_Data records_
++++++++++

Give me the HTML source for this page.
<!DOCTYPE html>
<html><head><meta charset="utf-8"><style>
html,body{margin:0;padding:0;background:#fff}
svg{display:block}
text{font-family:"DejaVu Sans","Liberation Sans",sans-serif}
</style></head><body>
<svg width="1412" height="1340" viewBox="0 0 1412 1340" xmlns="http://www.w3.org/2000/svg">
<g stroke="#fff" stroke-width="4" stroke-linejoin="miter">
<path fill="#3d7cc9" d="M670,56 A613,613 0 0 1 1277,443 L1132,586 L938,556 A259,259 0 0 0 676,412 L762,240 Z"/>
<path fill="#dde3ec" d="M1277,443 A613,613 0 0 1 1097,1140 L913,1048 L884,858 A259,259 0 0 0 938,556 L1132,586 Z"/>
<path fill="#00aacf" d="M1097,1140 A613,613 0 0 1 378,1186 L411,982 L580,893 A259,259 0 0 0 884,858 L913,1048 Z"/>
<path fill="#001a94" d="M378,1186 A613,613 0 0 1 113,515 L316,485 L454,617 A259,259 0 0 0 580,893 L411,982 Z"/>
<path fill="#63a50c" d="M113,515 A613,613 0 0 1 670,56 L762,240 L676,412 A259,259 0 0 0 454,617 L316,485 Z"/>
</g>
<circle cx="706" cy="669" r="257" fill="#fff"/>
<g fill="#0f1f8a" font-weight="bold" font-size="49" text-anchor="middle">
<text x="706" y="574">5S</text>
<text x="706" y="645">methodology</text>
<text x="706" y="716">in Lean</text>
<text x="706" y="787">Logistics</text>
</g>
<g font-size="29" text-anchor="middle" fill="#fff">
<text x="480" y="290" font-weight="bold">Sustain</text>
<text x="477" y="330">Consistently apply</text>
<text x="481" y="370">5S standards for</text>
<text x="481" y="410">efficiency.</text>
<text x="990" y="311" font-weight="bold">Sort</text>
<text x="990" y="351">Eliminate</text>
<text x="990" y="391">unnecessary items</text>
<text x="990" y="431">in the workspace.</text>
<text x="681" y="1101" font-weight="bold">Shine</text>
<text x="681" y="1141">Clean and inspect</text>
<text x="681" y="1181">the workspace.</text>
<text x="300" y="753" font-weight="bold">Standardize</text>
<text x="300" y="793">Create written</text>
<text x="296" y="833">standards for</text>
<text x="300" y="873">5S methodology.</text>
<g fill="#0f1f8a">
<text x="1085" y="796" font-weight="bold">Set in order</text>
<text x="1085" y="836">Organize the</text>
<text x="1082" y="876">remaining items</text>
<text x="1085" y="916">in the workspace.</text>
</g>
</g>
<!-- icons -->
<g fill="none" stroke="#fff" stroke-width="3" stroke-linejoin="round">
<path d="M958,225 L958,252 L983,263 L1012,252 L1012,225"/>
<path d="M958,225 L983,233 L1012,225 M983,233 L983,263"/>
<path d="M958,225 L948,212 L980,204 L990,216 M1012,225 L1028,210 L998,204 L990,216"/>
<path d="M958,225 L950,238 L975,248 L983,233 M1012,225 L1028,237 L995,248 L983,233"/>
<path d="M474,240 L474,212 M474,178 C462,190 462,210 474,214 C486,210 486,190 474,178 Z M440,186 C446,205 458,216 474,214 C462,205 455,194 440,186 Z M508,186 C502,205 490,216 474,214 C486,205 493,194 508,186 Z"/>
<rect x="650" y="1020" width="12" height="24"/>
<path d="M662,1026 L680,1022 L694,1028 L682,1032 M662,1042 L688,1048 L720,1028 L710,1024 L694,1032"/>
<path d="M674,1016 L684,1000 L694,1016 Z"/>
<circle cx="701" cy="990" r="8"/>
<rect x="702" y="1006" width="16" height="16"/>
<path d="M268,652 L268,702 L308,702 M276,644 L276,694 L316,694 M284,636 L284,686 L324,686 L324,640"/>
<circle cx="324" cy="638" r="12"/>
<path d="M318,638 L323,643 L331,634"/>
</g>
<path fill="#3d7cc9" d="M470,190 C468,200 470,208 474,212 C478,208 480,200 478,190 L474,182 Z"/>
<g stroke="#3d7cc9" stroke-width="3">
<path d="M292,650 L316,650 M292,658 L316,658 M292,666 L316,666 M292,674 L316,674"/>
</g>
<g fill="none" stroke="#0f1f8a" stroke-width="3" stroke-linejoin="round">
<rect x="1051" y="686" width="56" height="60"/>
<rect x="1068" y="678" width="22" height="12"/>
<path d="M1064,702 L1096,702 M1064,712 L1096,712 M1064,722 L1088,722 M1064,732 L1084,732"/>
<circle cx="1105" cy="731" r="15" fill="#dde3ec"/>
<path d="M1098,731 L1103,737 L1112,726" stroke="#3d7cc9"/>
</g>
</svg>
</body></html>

++++++++++

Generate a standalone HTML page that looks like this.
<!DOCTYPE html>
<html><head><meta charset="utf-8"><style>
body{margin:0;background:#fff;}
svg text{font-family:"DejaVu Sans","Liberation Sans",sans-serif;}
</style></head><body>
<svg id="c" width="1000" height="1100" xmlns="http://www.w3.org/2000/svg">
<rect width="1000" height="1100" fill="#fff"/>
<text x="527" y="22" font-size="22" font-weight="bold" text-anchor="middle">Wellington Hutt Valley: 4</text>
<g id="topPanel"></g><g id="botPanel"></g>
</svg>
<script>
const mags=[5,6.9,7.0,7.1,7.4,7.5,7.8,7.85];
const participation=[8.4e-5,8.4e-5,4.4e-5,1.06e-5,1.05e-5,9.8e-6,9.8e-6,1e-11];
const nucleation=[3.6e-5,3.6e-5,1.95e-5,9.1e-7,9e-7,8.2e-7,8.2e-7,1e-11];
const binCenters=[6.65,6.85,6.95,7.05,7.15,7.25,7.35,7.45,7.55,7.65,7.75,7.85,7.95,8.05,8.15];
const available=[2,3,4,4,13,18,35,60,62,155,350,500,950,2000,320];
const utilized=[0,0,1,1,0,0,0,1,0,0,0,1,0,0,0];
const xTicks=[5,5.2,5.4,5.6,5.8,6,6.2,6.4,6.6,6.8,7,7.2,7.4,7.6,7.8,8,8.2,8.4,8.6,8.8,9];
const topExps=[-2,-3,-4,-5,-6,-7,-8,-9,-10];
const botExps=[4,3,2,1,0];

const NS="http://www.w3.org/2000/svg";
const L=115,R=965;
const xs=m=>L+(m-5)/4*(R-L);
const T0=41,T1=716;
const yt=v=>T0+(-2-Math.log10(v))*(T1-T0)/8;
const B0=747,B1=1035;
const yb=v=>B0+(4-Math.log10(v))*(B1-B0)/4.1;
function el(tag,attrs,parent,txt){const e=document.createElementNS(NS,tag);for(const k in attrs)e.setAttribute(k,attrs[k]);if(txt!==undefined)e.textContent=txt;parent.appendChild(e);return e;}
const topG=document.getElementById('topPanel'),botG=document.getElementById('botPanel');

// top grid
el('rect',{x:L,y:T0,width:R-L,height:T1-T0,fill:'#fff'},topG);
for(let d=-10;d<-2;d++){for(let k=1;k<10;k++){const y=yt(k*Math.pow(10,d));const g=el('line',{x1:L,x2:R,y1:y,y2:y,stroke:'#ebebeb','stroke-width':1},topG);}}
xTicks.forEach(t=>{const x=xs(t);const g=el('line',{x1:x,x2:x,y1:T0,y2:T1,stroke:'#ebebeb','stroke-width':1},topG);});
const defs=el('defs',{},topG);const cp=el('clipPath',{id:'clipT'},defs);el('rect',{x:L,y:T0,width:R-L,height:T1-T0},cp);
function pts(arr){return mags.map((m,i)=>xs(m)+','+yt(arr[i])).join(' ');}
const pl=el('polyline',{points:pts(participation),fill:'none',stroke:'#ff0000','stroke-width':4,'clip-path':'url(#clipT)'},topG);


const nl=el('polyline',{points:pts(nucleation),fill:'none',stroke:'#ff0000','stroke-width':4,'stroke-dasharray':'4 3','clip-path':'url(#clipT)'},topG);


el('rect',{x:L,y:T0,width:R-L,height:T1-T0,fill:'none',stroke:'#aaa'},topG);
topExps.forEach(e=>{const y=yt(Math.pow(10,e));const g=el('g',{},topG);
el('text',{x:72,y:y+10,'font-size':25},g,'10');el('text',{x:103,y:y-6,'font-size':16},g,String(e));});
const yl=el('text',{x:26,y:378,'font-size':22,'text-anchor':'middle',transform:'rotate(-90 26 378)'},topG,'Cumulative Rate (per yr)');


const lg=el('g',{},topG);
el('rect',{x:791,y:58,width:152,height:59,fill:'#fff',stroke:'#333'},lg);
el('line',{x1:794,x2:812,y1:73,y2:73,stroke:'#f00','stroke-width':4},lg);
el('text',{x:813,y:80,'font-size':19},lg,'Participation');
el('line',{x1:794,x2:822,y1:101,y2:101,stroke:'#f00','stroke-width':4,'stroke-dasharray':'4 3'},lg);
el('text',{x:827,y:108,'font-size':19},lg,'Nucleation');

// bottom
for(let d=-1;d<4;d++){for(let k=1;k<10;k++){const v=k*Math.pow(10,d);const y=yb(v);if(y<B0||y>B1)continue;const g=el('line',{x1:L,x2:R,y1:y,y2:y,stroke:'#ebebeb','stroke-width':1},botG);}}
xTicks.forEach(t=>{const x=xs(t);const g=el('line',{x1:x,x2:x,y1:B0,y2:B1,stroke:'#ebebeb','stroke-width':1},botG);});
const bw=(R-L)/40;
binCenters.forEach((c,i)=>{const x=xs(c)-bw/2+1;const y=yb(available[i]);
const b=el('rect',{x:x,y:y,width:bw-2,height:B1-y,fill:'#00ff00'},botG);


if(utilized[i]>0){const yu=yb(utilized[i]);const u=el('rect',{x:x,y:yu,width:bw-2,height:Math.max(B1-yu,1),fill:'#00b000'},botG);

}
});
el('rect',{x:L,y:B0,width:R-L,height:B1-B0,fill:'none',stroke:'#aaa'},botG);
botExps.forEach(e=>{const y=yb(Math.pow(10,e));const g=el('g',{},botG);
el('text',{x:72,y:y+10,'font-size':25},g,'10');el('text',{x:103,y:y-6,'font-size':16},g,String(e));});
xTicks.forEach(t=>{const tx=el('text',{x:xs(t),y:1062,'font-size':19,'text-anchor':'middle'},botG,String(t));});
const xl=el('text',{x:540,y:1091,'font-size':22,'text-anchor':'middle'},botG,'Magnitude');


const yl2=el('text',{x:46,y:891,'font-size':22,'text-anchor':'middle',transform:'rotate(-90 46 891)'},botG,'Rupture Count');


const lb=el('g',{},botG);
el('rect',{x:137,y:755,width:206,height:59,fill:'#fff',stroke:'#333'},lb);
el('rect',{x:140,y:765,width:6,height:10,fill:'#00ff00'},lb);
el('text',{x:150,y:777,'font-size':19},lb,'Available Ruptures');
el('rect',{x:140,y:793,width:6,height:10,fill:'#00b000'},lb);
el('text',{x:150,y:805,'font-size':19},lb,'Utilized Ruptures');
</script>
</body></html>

++++++++++

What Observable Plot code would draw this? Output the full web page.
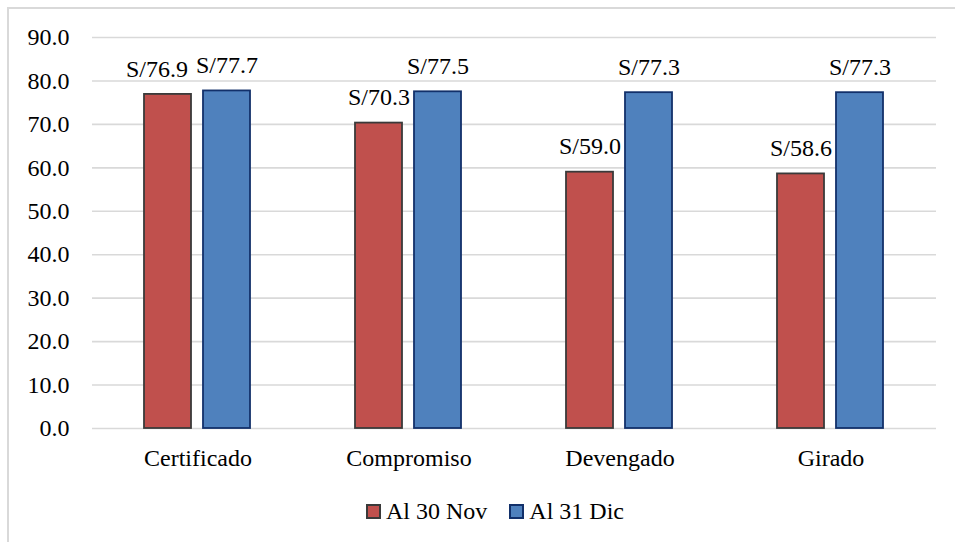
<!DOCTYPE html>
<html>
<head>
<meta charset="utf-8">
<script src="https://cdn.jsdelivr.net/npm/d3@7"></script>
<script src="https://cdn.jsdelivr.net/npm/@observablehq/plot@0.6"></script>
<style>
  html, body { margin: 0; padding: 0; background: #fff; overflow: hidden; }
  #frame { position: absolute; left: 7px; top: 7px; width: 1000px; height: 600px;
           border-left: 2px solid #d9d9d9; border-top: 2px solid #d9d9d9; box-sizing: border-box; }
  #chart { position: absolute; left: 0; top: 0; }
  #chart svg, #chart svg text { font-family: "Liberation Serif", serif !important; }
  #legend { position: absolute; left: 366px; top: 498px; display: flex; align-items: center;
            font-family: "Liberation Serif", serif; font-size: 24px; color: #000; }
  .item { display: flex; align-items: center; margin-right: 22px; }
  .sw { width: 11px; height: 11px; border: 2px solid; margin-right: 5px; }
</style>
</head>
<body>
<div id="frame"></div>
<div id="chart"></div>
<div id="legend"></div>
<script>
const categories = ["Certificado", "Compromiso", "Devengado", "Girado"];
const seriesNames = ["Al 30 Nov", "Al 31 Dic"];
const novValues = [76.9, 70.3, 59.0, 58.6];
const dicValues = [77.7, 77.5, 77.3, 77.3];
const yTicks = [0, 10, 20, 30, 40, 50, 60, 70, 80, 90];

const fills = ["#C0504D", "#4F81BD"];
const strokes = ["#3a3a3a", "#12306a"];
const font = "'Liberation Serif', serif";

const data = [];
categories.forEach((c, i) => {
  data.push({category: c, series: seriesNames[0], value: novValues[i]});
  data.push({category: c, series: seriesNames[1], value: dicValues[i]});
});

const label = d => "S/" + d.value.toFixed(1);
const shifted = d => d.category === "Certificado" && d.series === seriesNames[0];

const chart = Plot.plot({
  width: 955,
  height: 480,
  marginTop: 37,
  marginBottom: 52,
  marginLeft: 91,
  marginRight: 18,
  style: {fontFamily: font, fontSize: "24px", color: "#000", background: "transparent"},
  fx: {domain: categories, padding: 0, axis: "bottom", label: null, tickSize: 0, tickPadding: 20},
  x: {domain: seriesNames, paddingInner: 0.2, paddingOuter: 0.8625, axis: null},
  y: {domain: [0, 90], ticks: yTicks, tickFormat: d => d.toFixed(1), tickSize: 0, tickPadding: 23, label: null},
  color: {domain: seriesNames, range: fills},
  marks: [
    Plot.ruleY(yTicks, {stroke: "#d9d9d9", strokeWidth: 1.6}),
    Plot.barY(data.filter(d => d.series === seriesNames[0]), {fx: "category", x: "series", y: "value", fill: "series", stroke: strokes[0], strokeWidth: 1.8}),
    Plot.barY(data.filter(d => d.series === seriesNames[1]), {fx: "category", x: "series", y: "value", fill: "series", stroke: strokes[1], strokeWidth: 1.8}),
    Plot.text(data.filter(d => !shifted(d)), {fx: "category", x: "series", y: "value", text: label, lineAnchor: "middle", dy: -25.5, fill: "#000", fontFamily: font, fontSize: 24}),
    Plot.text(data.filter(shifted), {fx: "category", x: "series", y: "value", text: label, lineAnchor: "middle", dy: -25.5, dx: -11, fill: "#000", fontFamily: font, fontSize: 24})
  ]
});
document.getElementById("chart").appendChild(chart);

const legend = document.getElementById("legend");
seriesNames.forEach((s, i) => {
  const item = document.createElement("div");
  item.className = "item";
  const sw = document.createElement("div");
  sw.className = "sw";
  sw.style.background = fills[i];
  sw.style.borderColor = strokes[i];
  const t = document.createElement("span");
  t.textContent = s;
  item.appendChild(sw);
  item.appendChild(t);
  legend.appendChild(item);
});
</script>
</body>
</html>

++++++++++

_Aim_
State how many lines of the records above contain the word "this", giving only that number.

_Task answer_
3